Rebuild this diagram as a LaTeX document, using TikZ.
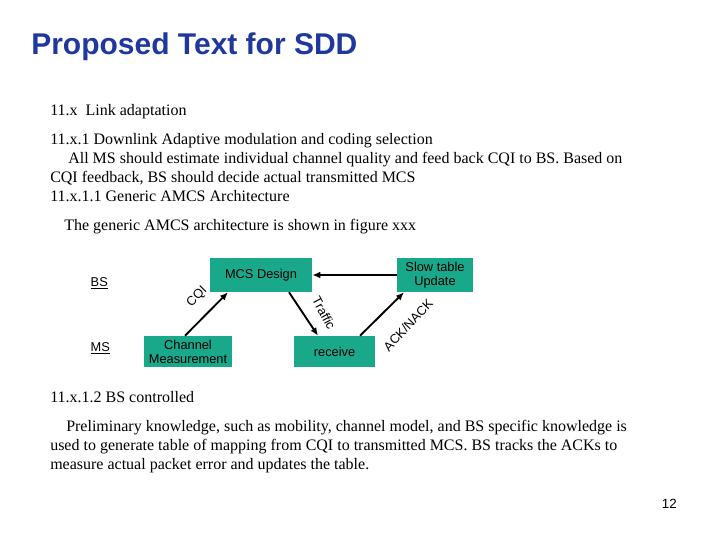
\documentclass[tikz,border=0pt]{standalone}
\usepackage{fontspec}
\setmainfont{Liberation Serif}
\setsansfont{Liberation Sans}
\usetikzlibrary{arrows.meta}
\begin{document}
\begin{tikzpicture}[x=0.75pt,y=-0.75pt,
  box/.style={draw=none,fill=boxc,inner sep=0,font=\sffamily\fontsize{9.6}{10.5}\selectfont,align=center},
  arr/.style={-{Latex[length=6pt,width=5pt]},line width=1.4pt},
  lbl/.style={font=\sffamily\fontsize{9.6}{10.5}\selectfont},
  txt/.style={anchor=base west,inner sep=0,font=\fontsize{12}{14}\selectfont}]
\definecolor{boxc}{RGB}{26,168,138}
\definecolor{titlec}{RGB}{31,56,158}
\useasboundingbox (0,0) rectangle (720,540);
\node[anchor=base west,inner sep=0,text=titlec,font=\sffamily\bfseries\fontsize{22.5}{26}\selectfont] (title) at (31,54) {Proposed Text for SDD};
\node[txt] (t1) at (50,115) {11.x\ \ Link adaptation};
\node[txt] (t2) at (50,144) {11.x.1 Downlink Adaptive modulation and coding selection};
\node[txt] (t3) at (68,163) {All MS should estimate individual channel quality and feed back CQI to BS. Based on};
\node[txt] (t4) at (50,182) {CQI feedback, BS should decide actual transmitted MCS};
\node[txt] (t5) at (50,201) {11.x.1.1 Generic AMCS Architecture};
\node[txt] (t6) at (64,230) {The generic AMCS architecture is shown in figure xxx};
\node[box,minimum width=102*0.75pt,minimum height=34*0.75pt] (mcs) at (261,275) {MCS Design};
\node[box,minimum width=76*0.75pt,minimum height=34*0.75pt] (slow) at (435,275) {Slow table\\Update};
\node[box,minimum width=88*0.75pt,minimum height=31*0.75pt] (ch) at (188,351.5) {Channel\\Measurement};
\node[box,minimum width=81*0.75pt,minimum height=31*0.75pt] (rec) at (334.5,351.5) {receive};
\node[lbl,anchor=west] (bs) at (86,283) {\underline{BS}};
\node[lbl,anchor=west] (ms) at (86,348) {\underline{MS}};
\draw[arr] (ch.north -| 185,0) -- (mcs.south -| 228,0);
\draw[arr] (mcs.south -| 289,0) -- (rec.north -| 318,0);
\draw[arr] (rec.north -| 360,0) -- (slow.south -| 404,0);
\draw[arr] (slow.west) -- (mcs.east);
\node[lbl,rotate=45] (cqi) at (197,297) {CQI};
\node[lbl,rotate=-62] (traf) at (324,313) {Traffic};
\node[lbl,rotate=47] (ack) at (408,325) {ACK/NACK};
\node[txt] (t7) at (50,402) {11.x.1.2 BS controlled};
\node[txt] (t8) at (66,431) {Preliminary knowledge, such as mobility, channel model, and BS specific knowledge is};
\node[txt] (t9) at (50,450) {used to generate table of mapping from CQI to transmitted MCS. BS tracks the ACKs to};
\node[txt] (t10) at (50,469) {measure actual packet error and updates the table.};
\node[anchor=base east,inner sep=0,font=\sffamily\fontsize{10}{12}\selectfont] (pg) at (677,508) {12};
\end{tikzpicture}
\end{document}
■ ■ ■
**TASK STATEMENT:**
Print the complete listing exactly as it stands, without its pictures.

**CORRECT RESPONSE:**
Rebuild this diagram as a LaTeX document, using TikZ.
\documentclass[tikz,border=0pt]{standalone}
\usepackage{fontspec}
\setmainfont{Liberation Serif}
\setsansfont{Liberation Sans}
\usetikzlibrary{arrows.meta}
\begin{document}
\begin{tikzpicture}[x=0.75pt,y=-0.75pt,
  box/.style={draw=none,fill=boxc,inner sep=0,font=\sffamily\fontsize{9.6}{10.5}\selectfont,align=center},
  arr/.style={-{Latex[length=6pt,width=5pt]},line width=1.4pt},
  lbl/.style={font=\sffamily\fontsize{9.6}{10.5}\selectfont},
  txt/.style={anchor=base west,inner sep=0,font=\fontsize{12}{14}\selectfont}]
\definecolor{boxc}{RGB}{26,168,138}
\definecolor{titlec}{RGB}{31,56,158}
\useasboundingbox (0,0) rectangle (720,540);
\node[anchor=base west,inner sep=0,text=titlec,font=\sffamily\bfseries\fontsize{22.5}{26}\selectfont] (title) at (31,54) {Proposed Text for SDD};
\node[txt] (t1) at (50,115) {11.x\ \ Link adaptation};
\node[txt] (t2) at (50,144) {11.x.1 Downlink Adaptive modulation and coding selection};
\node[txt] (t3) at (68,163) {All MS should estimate individual channel quality and feed back CQI to BS. Based on};
\node[txt] (t4) at (50,182) {CQI feedback, BS should decide actual transmitted MCS};
\node[txt] (t5) at (50,201) {11.x.1.1 Generic AMCS Architecture};
\node[txt] (t6) at (64,230) {The generic AMCS architecture is shown in figure xxx};
\node[box,minimum width=102*0.75pt,minimum height=34*0.75pt] (mcs) at (261,275) {MCS Design};
\node[box,minimum width=76*0.75pt,minimum height=34*0.75pt] (slow) at (435,275) {Slow table\\Update};
\node[box,minimum width=88*0.75pt,minimum height=31*0.75pt] (ch) at (188,351.5) {Channel\\Measurement};
\node[box,minimum width=81*0.75pt,minimum height=31*0.75pt] (rec) at (334.5,351.5) {receive};
\node[lbl,anchor=west] (bs) at (86,283) {\underline{BS}};
\node[lbl,anchor=west] (ms) at (86,348) {\underline{MS}};
\draw[arr] (ch.north -| 185,0) -- (mcs.south -| 228,0);
\draw[arr] (mcs.south -| 289,0) -- (rec.north -| 318,0);
\draw[arr] (rec.north -| 360,0) -- (slow.south -| 404,0);
\draw[arr] (slow.west) -- (mcs.east);
\node[lbl,rotate=45] (cqi) at (197,297) {CQI};
\node[lbl,rotate=-62] (traf) at (324,313) {Traffic};
\node[lbl,rotate=47] (ack) at (408,325) {ACK/NACK};
\node[txt] (t7) at (50,402) {11.x.1.2 BS controlled};
\node[txt] (t8) at (66,431) {Preliminary knowledge, such as mobility, channel model, and BS specific knowledge is};
\node[txt] (t9) at (50,450) {used to generate table of mapping from CQI to transmitted MCS. BS tracks the ACKs to};
\node[txt] (t10) at (50,469) {measure actual packet error and updates the table.};
\node[anchor=base east,inner sep=0,font=\sffamily\fontsize{10}{12}\selectfont] (pg) at (677,508) {12};
\end{tikzpicture}
\end{document}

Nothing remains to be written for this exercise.